- Sunday, January 15, 2012

BANGKOK Diplomats are warning that Thailand’s war against Islamist guerrillas in the south could escalate into an international security crisis similar to those in Afghanistan and Yemen.

More than 5,000 people, mostly Muslims, have been killed in bombings and gun battles in Thailand’s south since 2004, and the government has spent more than $3.5 billion in a failed effort to quell the insurgency.

“There may come a day when the troubles of the south will become the troubles of the region as a whole. And I dare say this, it might become a magnet for people to create havoc from elsewhere,” said Asif Ahmad, British ambassador to Thailand.

“We’ve seen it in Yemen. We’ve seen it in Afghanistan. You cannot be immune.”

David Lipman, European Union ambassador to Thailand, noted that nearly “two people per day are being killed on average at the moment in south Thailand, so this is obviously very, very worrying.”

Mr. Lipman said the EU does not “wish to interfere in any way with an internal conflict problem in Thailand, but we would like to interact” with Thai leaders and share experiences in countering terrorism.

“We have experiences in Northern Ireland, in the Basque country [of Spain]. There are many experiences that we can share,” the EU ambassador said.

The British and EU ambassadors made the remarks in their opening speeches at a forum, “Roadmap to Deep-South Resolution: Government Concerns and Policy Responses 2011-2014,” at the Foreign Correspondents Club of Thailand on Wednesday.

Several Thai military and political officials also spoke, describing how Bangkok is searching for ways to quell the violence, address the needs of Thailand’s southern Muslim minority, and improve the impoverished region’s education system, economy and security.

About 59 percent of the people killed in the southern insurgency have been Muslim, and about 38 percent Buddhist. They include soldiers, religious leaders, teachers, students, workers and others, totaling 5,243 deaths since January 2004, according to official statistics.

At least 535 people were killed last year in the conflict after 521 died in 2010.

The Islamist separatists’ hit-and-run war is mostly confined to the three southern provinces of Narathiwat, Pattani and Yala, where Muslims make up 94 percent of the population along Thailand’s mountainous border with Muslim-majority Malaysia.
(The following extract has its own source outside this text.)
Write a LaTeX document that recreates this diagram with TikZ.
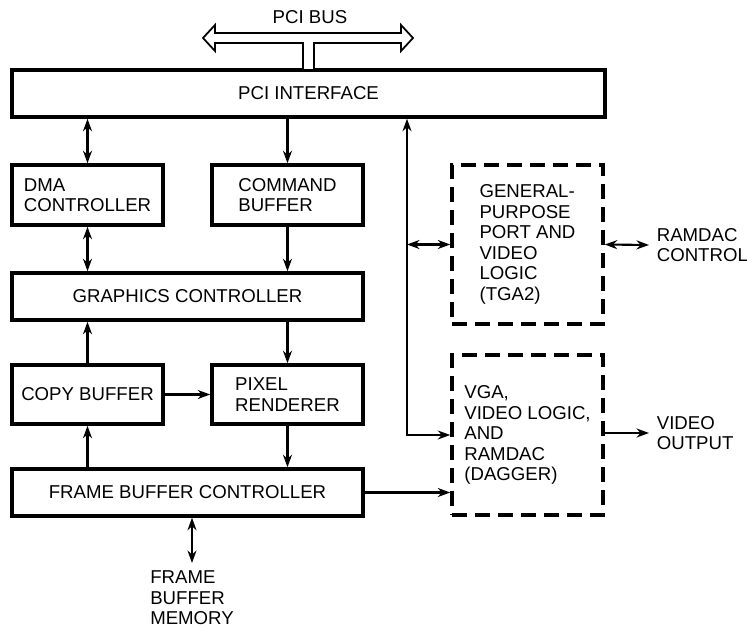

The Buddhist kingdom of Thailand annexed the region more than 100 years ago, but a new generation of militants has renewed a decades-long fight for autonomy or an independent nation to be called Pattani.

Prime Minister Yingluck Shinawatra has been criticized for not doing enough to solve the underlying causes of the violence.

Minority ethnic Malay-Thai Muslims in the south frequently complain of random killings by poorly disciplined security forces.

Thailand is a non-NATO ally of the U.S., and the kingdom’s security forces have received some training from the U.S. military.